I am a 20 year old male. Overall healty. I do not get sick very often, occasional stomach virus, flu and strep throat. 4 years ago this christmas, i was in a car accident and hit my head on the drivers windows. I blacked out momentarily and came to. It seems that maybe 5-6 months later i slowly began noticing small areas on my body in pain. They felt like a pinch. I also noticed muscle tremors, and sometimes my whole body or leg would flinch while laying down or sitting. I also noticed chest pain and pain in my left arm. I also noticed that where my "funny bone" is, theres a small lump and it is very sensitive to touch. It was ruled out as nothing serious. I went to a cardiologist for the chest pain and after an echo they discovered mitral valve prolapse with regurgitation. I feel that my neurological symptoms have been getting worse lately. Tingling in my arms and legs. It is not from sitting awkwardly or cutting off blood. I could be standing or sitting perfectly upright. I also have noticed, sensations, in my forearms and fingers and toes. They are not painful, but it feels like there is a pressure or tightness. I have not noticed any numbness or muscle weakness. All these issues cause trouble sleeping and anxiety. I would just like to know if it's something serious or something I just need to learn to deal with. Help.
The cause of your symptoms could be one of the following- Neck injury, Pressure on spinal nerves from a herniated disk, Lack of blood circulation, Stroke, TIA. Since you have a Mitral valve prolapse, there are chances that you could have had a mild stroke. Strokes are a complication of Mitral valve prolapse. The symptoms could be caused by the neck injury that you have had in the past. Please go for an MRI of the brain and spine and consult a neurologist to know the cause. Anxiety is also a consequence of the valve prolapse. Hope this helps you. Take care and regards!

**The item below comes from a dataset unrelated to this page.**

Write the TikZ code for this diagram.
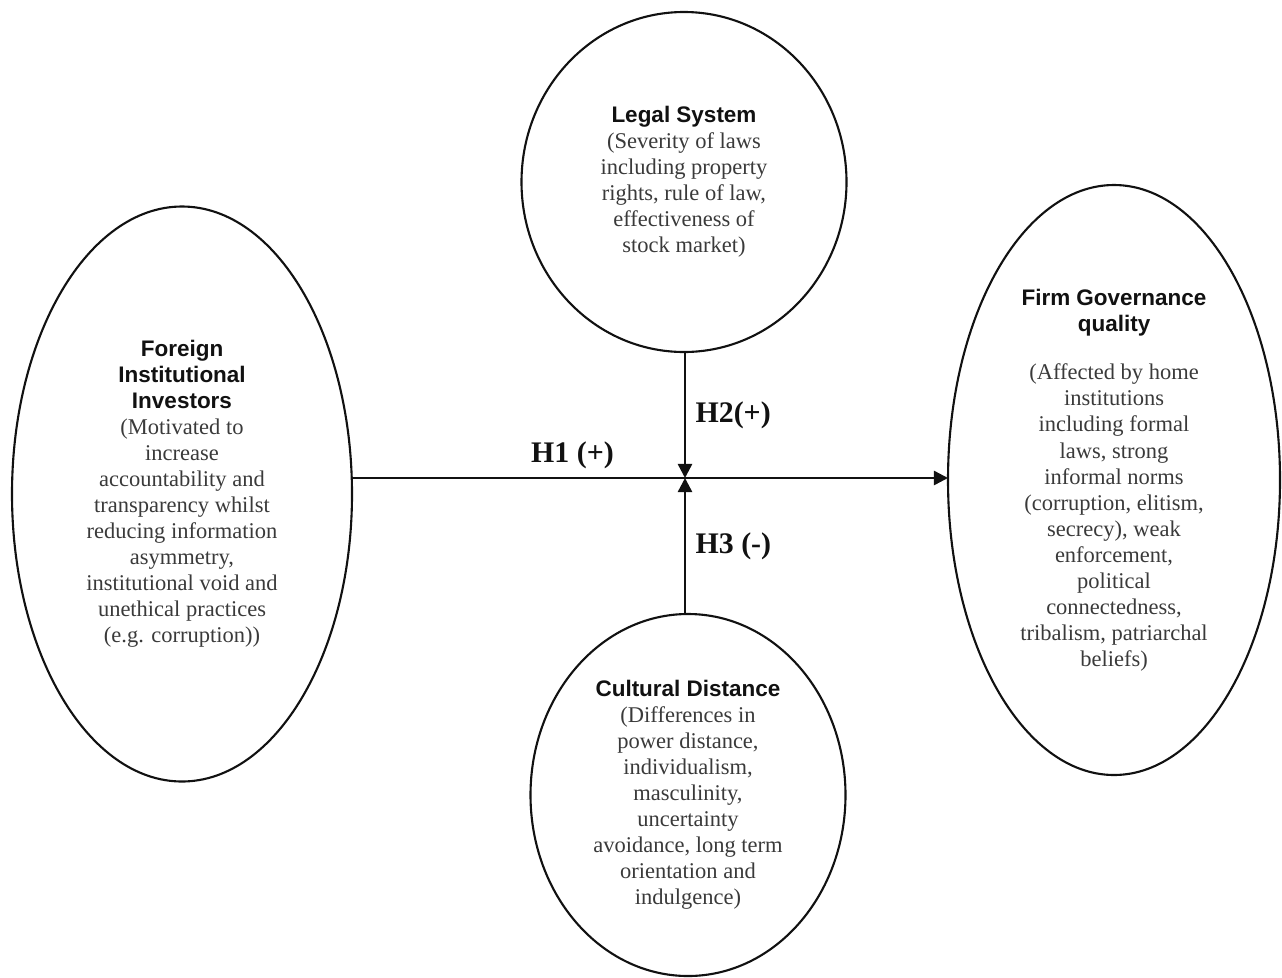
\documentclass[tikz,border=0pt]{standalone}
\usepackage{fontspec}
\setmainfont{Liberation Serif}
\setsansfont{Liberation Sans}
\usetikzlibrary{shapes.geometric, arrows.meta, positioning, calc}
\definecolor{inkblack}{HTML}{111111}
\definecolor{bodygray}{HTML}{3A3A3A}
\tikzset{
  arr/.style={-{Triangle[length=8pt, width=8pt]}, line width=1.4pt, inkblack},
  construct/.style={ellipse, draw=inkblack, line width=1.2pt, align=center, inner sep=0pt, outer sep=0pt, text=bodygray, font=\fontsize{12.8}{14.8}\selectfont},
  hyp/.style={font=\fontsize{17}{20}\selectfont\bfseries, text=inkblack},
}
\newcommand{\ctitle}[1]{{\sffamily\bfseries\color{inkblack}#1}}

\begin{document}
\begin{tikzpicture}
  \useasboundingbox (0,0) rectangle (25.64,-19.54);

  % Constructs
  \node[construct, minimum width=6.8cm, minimum height=11.5cm] (fii) at (3.64,-9.88) {\ctitle{Foreign}\\\ctitle{Institutional}\\\ctitle{Investors}\\(Motivated to\\increase\\accountability and\\transparency whilst\\reducing information\\asymmetry,\\institutional void and\\unethical practices\\(e.g. corruption))};
  \node[construct, minimum width=6.5cm, minimum height=6.8cm] (legal) at (13.68,-3.64) {\ctitle{Legal System}\\(Severity of laws\\including property\\rights, rule of law,\\effectiveness of\\stock market)};
  \node[construct, minimum width=6.3cm, minimum height=7.24cm] (culture) at (13.76,-15.9) {\ctitle{Cultural Distance}\\(Differences in\\power distance,\\individualism,\\masculinity,\\uncertainty\\avoidance, long term\\orientation and\\indulgence)};
  \node[construct, minimum width=6.64cm, minimum height=11.8cm] (fgq) at (22.28,-9.6) {\ctitle{Firm Governance}\\\ctitle{quality}\\[0.45cm](Affected by home\\institutions\\including formal\\laws, strong\\informal norms\\(corruption, elitism,\\secrecy), weak\\enforcement,\\political\\connectedness,\\tribalism, patriarchal\\beliefs)};

  \coordinate (hub) at (13.7,-9.56);

  % Hypotheses
  \draw[arr] (fii.east |- hub) -- (fgq.west |- hub) node[hyp, pos=0.37, above=1pt] {H1 (+)};
  \draw[arr] (legal.south -| hub) -- (hub) node[hyp, midway, right=2pt] {H2(+)};
  \draw[arr] (culture.north -| hub) -- (hub) node[hyp, midway, right=2pt] {H3 (-)};
\end{tikzpicture}
\end{document}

The anxiety, tingling, cardio problems, and sleep disturbances can also be caused by high levels of norepinephrine, and from what I've been researching online, it is possible to "trigger" a neurotransmitter imbalance during a traumatic event or injury. Some people then develop depression or anxiety disorder and go on SSRIs. If scans don't show trauma missed after the accident, you might get your neurotransmitter levels checked. Some other posts indicate that beta blockers for MVP address your symptoms, but a good cardiologist hopefully can tell you how many of the new symptoms are MVP related.